Start of RECORDS FOR THE EXERCISE

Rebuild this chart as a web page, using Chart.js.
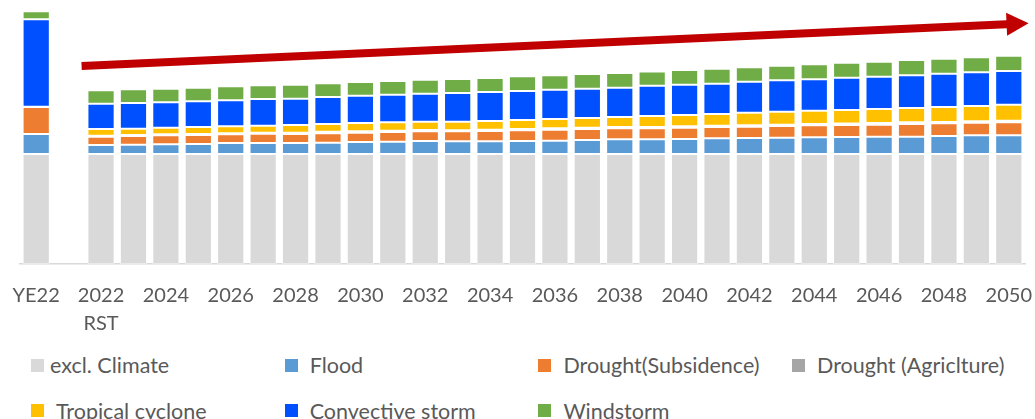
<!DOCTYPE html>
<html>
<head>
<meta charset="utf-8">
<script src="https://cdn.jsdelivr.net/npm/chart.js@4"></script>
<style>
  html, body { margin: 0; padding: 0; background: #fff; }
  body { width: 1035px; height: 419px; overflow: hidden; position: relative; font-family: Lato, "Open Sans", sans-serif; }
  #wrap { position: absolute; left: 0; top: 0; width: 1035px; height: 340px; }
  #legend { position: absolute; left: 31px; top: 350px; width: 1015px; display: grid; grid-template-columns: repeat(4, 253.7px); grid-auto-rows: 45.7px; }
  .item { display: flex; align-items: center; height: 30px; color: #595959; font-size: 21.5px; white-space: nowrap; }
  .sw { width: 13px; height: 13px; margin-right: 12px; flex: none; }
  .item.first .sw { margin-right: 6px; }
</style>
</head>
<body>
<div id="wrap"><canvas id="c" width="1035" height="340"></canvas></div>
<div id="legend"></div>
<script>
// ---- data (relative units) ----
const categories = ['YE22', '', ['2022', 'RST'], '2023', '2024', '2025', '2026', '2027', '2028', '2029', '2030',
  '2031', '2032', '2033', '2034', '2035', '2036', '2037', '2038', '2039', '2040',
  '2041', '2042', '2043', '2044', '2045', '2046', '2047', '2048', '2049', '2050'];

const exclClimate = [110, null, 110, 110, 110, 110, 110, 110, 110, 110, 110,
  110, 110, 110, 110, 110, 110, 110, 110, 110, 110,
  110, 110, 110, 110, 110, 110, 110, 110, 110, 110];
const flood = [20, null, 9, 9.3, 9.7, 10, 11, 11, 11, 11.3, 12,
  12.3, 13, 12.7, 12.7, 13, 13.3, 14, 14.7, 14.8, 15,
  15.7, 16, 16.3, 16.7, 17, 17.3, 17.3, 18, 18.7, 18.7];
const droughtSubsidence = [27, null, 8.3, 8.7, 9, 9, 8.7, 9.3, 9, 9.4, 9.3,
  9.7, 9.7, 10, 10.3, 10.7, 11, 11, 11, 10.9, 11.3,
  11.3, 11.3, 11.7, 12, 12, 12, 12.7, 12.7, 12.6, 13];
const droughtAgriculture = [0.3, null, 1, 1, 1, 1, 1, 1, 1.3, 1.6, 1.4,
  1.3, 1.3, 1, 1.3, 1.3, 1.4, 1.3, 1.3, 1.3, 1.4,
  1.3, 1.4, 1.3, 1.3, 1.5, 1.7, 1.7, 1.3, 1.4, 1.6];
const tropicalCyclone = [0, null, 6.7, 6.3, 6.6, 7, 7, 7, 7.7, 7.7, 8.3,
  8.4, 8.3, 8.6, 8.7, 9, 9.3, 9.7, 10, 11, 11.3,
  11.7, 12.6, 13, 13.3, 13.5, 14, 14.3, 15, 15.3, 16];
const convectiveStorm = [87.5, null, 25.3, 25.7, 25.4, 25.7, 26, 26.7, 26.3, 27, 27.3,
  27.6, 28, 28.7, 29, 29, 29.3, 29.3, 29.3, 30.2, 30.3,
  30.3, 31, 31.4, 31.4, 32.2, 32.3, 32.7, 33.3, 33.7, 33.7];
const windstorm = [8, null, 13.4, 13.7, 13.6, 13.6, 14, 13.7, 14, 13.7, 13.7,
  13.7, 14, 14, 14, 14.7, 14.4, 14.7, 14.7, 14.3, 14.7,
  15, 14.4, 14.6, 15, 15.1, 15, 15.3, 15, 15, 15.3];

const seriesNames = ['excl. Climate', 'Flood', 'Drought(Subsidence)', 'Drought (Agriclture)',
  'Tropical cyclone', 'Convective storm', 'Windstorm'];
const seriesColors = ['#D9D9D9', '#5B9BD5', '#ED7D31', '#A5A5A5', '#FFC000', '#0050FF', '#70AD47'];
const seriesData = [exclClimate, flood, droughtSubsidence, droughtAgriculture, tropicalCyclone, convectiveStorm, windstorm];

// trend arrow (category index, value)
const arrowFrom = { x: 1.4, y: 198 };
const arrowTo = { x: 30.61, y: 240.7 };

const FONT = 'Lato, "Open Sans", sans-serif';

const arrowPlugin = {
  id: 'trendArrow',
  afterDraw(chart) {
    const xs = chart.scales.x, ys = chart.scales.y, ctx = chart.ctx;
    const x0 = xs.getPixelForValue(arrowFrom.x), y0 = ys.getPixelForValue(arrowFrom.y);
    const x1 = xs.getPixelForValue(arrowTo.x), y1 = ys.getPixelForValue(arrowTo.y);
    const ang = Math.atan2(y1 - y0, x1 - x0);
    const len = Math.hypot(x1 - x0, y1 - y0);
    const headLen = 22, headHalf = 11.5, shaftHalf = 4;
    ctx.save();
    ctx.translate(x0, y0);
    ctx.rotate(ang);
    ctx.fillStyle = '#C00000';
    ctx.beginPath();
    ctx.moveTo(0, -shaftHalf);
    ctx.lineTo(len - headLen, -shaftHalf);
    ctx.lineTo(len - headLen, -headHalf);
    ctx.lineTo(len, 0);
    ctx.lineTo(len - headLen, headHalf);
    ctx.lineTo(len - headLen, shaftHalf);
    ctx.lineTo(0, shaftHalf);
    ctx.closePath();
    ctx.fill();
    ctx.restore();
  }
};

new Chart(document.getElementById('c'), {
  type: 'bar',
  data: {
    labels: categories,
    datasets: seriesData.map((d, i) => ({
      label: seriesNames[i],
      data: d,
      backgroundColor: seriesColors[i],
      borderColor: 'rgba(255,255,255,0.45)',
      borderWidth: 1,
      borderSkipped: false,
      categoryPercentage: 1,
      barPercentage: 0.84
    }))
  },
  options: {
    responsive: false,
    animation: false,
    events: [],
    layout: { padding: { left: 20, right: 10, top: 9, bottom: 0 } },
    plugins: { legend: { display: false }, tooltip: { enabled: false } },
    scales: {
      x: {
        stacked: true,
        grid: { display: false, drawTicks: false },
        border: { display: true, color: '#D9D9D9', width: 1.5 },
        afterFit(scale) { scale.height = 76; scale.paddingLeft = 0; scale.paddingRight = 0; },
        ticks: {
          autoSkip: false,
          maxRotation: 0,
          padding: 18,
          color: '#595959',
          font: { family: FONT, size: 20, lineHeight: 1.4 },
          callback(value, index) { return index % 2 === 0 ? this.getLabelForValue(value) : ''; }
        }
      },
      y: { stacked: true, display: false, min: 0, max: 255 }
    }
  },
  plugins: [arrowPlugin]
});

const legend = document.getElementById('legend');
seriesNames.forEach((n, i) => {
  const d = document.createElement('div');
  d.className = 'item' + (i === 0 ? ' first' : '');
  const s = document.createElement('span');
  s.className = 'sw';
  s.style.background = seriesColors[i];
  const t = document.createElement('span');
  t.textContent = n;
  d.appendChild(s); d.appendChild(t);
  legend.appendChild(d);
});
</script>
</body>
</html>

End of RECORDS FOR THE EXERCISE
Start of RECORDS FOR THE EXERCISE

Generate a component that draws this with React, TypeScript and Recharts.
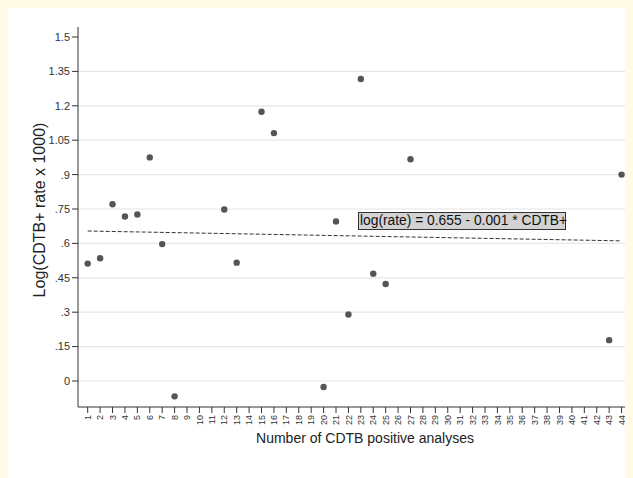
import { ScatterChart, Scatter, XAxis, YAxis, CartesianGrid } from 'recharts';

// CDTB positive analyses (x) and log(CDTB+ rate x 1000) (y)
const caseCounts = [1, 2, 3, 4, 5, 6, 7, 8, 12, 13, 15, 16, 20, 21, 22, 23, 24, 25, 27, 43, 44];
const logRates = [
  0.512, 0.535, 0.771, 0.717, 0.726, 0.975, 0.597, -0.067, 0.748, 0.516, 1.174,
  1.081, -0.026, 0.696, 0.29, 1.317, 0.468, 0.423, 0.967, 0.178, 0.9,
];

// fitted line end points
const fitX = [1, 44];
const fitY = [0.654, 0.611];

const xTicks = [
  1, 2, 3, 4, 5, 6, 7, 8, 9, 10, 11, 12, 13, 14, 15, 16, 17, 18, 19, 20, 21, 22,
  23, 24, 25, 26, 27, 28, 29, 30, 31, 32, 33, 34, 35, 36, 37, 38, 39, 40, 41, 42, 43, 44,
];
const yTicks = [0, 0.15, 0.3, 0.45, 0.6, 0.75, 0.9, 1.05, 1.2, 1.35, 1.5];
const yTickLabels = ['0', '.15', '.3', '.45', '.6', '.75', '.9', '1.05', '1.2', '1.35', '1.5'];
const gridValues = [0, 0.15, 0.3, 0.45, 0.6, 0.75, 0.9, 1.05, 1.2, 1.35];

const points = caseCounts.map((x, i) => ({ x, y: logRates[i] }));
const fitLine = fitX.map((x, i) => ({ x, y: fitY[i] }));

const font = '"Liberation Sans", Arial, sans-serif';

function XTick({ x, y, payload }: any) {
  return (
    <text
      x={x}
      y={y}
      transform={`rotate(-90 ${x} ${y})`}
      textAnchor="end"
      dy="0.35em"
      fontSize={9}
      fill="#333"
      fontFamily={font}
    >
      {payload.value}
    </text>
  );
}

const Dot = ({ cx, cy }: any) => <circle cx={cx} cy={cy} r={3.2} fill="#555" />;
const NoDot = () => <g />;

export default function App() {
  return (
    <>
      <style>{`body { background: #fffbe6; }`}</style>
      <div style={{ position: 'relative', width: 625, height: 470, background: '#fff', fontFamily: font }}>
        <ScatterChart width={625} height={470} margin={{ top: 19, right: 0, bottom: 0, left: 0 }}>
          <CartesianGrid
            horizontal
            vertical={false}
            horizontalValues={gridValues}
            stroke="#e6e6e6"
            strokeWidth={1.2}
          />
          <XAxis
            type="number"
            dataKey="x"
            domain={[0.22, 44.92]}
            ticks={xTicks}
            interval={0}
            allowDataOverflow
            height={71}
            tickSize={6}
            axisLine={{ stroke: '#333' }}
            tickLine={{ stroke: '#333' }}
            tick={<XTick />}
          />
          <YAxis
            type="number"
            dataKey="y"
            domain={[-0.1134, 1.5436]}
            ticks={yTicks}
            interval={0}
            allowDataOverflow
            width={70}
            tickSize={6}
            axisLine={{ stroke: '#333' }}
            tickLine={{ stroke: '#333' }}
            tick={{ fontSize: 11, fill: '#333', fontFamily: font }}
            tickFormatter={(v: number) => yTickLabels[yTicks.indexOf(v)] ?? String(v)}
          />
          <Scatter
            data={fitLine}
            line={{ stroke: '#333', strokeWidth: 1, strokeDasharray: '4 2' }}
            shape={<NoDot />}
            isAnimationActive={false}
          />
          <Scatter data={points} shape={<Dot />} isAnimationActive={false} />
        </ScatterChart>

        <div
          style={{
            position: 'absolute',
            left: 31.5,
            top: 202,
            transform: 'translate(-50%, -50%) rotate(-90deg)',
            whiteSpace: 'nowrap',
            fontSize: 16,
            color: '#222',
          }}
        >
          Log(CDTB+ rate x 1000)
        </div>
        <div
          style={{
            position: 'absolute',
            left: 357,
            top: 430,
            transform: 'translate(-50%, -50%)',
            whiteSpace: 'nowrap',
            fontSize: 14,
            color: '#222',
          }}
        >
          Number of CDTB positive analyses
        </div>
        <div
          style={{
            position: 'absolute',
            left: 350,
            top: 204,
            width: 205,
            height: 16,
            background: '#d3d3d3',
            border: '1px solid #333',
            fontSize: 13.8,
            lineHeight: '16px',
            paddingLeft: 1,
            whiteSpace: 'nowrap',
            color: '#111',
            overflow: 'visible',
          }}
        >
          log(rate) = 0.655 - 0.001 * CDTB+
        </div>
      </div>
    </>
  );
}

End of RECORDS FOR THE EXERCISE

_YOUR OBJECTIVE_: Leaving out all pictures, set down exactly the lines of the material above, from the line with "Generate a component" to the line with "const NoDot = () => <g />;" inclusive, and no others.

_TASK RESPONSE_:
Generate a component that draws this with React, TypeScript and Recharts.
import { ScatterChart, Scatter, XAxis, YAxis, CartesianGrid } from 'recharts';

// CDTB positive analyses (x) and log(CDTB+ rate x 1000) (y)
const caseCounts = [1, 2, 3, 4, 5, 6, 7, 8, 12, 13, 15, 16, 20, 21, 22, 23, 24, 25, 27, 43, 44];
const logRates = [
  0.512, 0.535, 0.771, 0.717, 0.726, 0.975, 0.597, -0.067, 0.748, 0.516, 1.174,
  1.081, -0.026, 0.696, 0.29, 1.317, 0.468, 0.423, 0.967, 0.178, 0.9,
];

// fitted line end points
const fitX = [1, 44];
const fitY = [0.654, 0.611];

const xTicks = [
  1, 2, 3, 4, 5, 6, 7, 8, 9, 10, 11, 12, 13, 14, 15, 16, 17, 18, 19, 20, 21, 22,
  23, 24, 25, 26, 27, 28, 29, 30, 31, 32, 33, 34, 35, 36, 37, 38, 39, 40, 41, 42, 43, 44,
];
const yTicks = [0, 0.15, 0.3, 0.45, 0.6, 0.75, 0.9, 1.05, 1.2, 1.35, 1.5];
const yTickLabels = ['0', '.15', '.3', '.45', '.6', '.75', '.9', '1.05', '1.2', '1.35', '1.5'];
const gridValues = [0, 0.15, 0.3, 0.45, 0.6, 0.75, 0.9, 1.05, 1.2, 1.35];

const points = caseCounts.map((x, i) => ({ x, y: logRates[i] }));
const fitLine = fitX.map((x, i) => ({ x, y: fitY[i] }));

const font = '"Liberation Sans", Arial, sans-serif';

function XTick({ x, y, payload }: any) {
  return (
    <text
      x={x}
      y={y}
      transform={`rotate(-90 ${x} ${y})`}
      textAnchor="end"
      dy="0.35em"
      fontSize={9}
      fill="#333"
      fontFamily={font}
    >
      {payload.value}
    </text>
  );
}

const Dot = ({ cx, cy }: any) => <circle cx={cx} cy={cy} r={3.2} fill="#555" />;
const NoDot = () => <g />;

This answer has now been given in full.